= Shi Wuzi =

Shi Wuzi (史務滋) (died January 2, 691) was a Chinese politician of the Chinese Tang dynasty and Wu Zetian's Zhou dynasty, serving briefly as chancellor during Wu Zetian's reign.

It is not known when Shi Wuzi was born, but it is known that he was from Liyang (溧陽, in modern Changzhou, Jiangsu). As of 690, when Wu Zetian had just taken over the throne from her son Emperor Ruizong, establishing Zhou and interrupting Tang, Shi was serving as the minister of vassal affairs (司賓卿, Sibin Qin), when she promoted him to be Nayan (納言), the head of the examination bureau of government (鸞臺, Luantai) -- a post considered one for a chancellor.
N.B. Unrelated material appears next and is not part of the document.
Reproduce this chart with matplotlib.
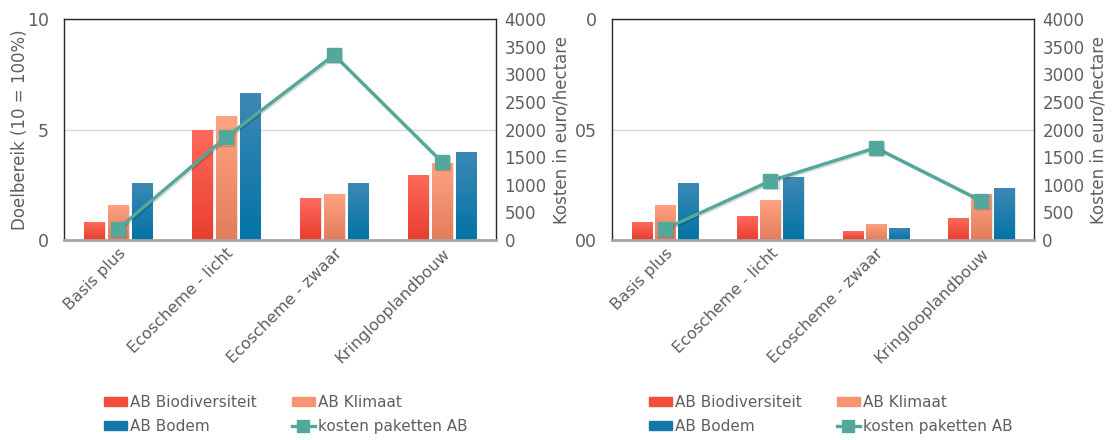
import numpy as np
import matplotlib
matplotlib.use("Agg")
import matplotlib.pyplot as plt
import matplotlib.patheffects as pe
from matplotlib.patches import Patch
from matplotlib.lines import Line2D

plt.rcParams['font.family'] = ['DejaVu Sans']

categories = ['Basis plus', 'Ecoscheme - licht', 'Ecoscheme - zwaar', 'Kringlooplandbouw']
series_names = ['AB Biodiversiteit', 'AB Klimaat', 'AB Bodem']
line_name = 'kosten paketten AB'

# left chart
left_bio = [0.8, 5.0, 1.9, 2.95]
left_klimaat = [1.6, 5.6, 2.1, 3.5]
left_bodem = [2.6, 6.65, 2.6, 4.0]
left_kosten = [200, 1860, 3350, 1410]

# right chart
right_bio = [0.83, 1.1, 0.4, 1.0]
right_klimaat = [1.6, 1.82, 0.74, 2.1]
right_bodem = [2.6, 2.85, 0.56, 2.35]
right_kosten = [200, 1070, 1670, 710]

# gradient (top, bottom) per series
grads = [('#FF6A5C', '#E83E2E'), ('#FFA382', '#E27D5B'), ('#3D88B5', '#0274A6')]
solid = ['#F24C3D', '#F79473', '#1479A8']
teal = '#52A89B'
txt = '#5F5F5F'


def draw_bars(ax, values, offset, top_c, bot_c, width=0.19):
    x = np.arange(len(values)) + offset
    bars = ax.bar(x, values, width=width, color='none', edgecolor='none', zorder=2)
    grad = np.linspace(0, 1, 100).reshape(-1, 1)
    cmap = matplotlib.colors.LinearSegmentedColormap.from_list('g', [bot_c, top_c])
    for b in bars:
        x0, y0 = b.get_x(), b.get_y()
        w, h = b.get_width(), b.get_height()
        im = ax.imshow(grad, extent=[x0, x0 + w, y0, y0 + h], origin='lower',
                       cmap=cmap, aspect='auto', zorder=2)
        im.set_clip_path(b)
        ax.add_patch(plt.Rectangle((x0 + 0.012, y0), w, h, color='#000000', alpha=0.10,
                                   zorder=1.5, lw=0))


def make_panel(rect, bio, klimaat, bodem, kosten, left_labels, show_ylabel):
    ax = fig.add_axes(rect)
    for vals, off, (t, b) in zip([bio, klimaat, bodem], [-0.22, 0, 0.22], grads):
        draw_bars(ax, vals, off, t, b)
    ax.set_xlim(-0.5, 3.5)
    ax.set_ylim(0, 10)
    ax.set_yticks([0, 5, 10])
    ax.set_yticklabels(left_labels, color=txt, fontsize=12.5)
    ax.yaxis.grid(True, color='#D9D9D9', lw=1)
    ax.set_axisbelow(True)
    ax.tick_params(axis='y', length=0, pad=11)
    ax.tick_params(axis='x', length=0, pad=4)
    ax.set_xticks(range(len(categories)))
    ax.set_xticklabels(categories, rotation=45, ha='right', rotation_mode='anchor',
                       color=txt, fontsize=11.5)
    for s in ['left', 'top', 'right']:
        ax.spines[s].set_color('#262626')
        ax.spines[s].set_linewidth(1)
    ax.spines['bottom'].set_color('#A6A6A6')
    ax.spines['bottom'].set_linewidth(2)
    if show_ylabel:
        ax.set_ylabel('Doelbereik (10 = 100%)', color=txt, fontsize=12)
        ax.yaxis.set_label_coords(-0.08, 0.5)

    ax2 = ax.twinx()
    ax2.set_ylim(0, 4000)
    ax2.set_yticks(np.arange(0, 4001, 500))
    ax2.tick_params(axis='y', length=0, labelsize=12, labelcolor=txt, pad=6)
    for s in ax2.spines.values():
        s.set_visible(False)
    ax2.set_ylabel('Kosten in euro/hectare', color=txt, fontsize=12, labelpad=4)
    ax2.plot(range(len(kosten)), kosten, color=teal, lw=2.4, marker='s', markersize=10,
             zorder=5, path_effects=[pe.SimpleLineShadow(offset=(1, -1), alpha=0.15),
                                     pe.Normal()])
    return ax


fig = plt.figure(figsize=(11.19, 4.4), dpi=100)

make_panel([0.0572, 0.4545, 0.3861, 0.5023], left_bio, left_klimaat, left_bodem,
           left_kosten, ['0', '5', '10'], True)
make_panel([0.547, 0.4545, 0.377, 0.5023], right_bio, right_klimaat, right_bodem,
           right_kosten, ['00', '05', '0'], False)

handles = [Patch(color=solid[0]), Patch(color=solid[1]), Patch(color=solid[2]),
           Line2D([0], [0], color=teal, lw=2.4, marker='s', markersize=8)]
labels = [series_names[0], series_names[1], series_names[2], line_name]
order = [0, 2, 1, 3]
for xc in [0.0804, 0.5675]:
    fig.legend([handles[i] for i in order], [labels[i] for i in order], ncol=2,
               loc='lower left', bbox_to_anchor=(xc, -0.018), frameon=False,
               handlelength=1.55, handleheight=0.55, handletextpad=0.15,
               columnspacing=2.3, labelspacing=0.6, fontsize=11, labelcolor=txt)

fig.savefig('out.png', dpi=100)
She subsequently commissioned him and nine other officials to tour the 10 circuits that the empire was divided into.

In 691, the assistant imperial censor Lai Zixun (來子珣) falsely accused the official Liu Xinggan (劉行感), his brothers Liu Xingshi (劉行實) and Liu Xingyu (劉行瑜), and nephew Liu Qiantong (劉虔通) of treason. Wu Zetian put Shi and her secret police official Lai Junchen in charge of the investigations. Shi was friendly with Liu Xinggan and tried to find ways to absolve him and his family members, but could not, and Liu Xinggan and his brothers and nephew were all executed. Afterwards, Lai Junchen reported to Wu Zetian that Shi was trying to absolve the Lius. Wu Zetian ordered Lai Junchen to investigate Shi as well. Shi, in fear, committed suicide.

== Notes and references ==

- Old Book of Tang, vol. 90.
- New Book of Tang, vol. 114.
- Zizhi Tongjian, vol. 204.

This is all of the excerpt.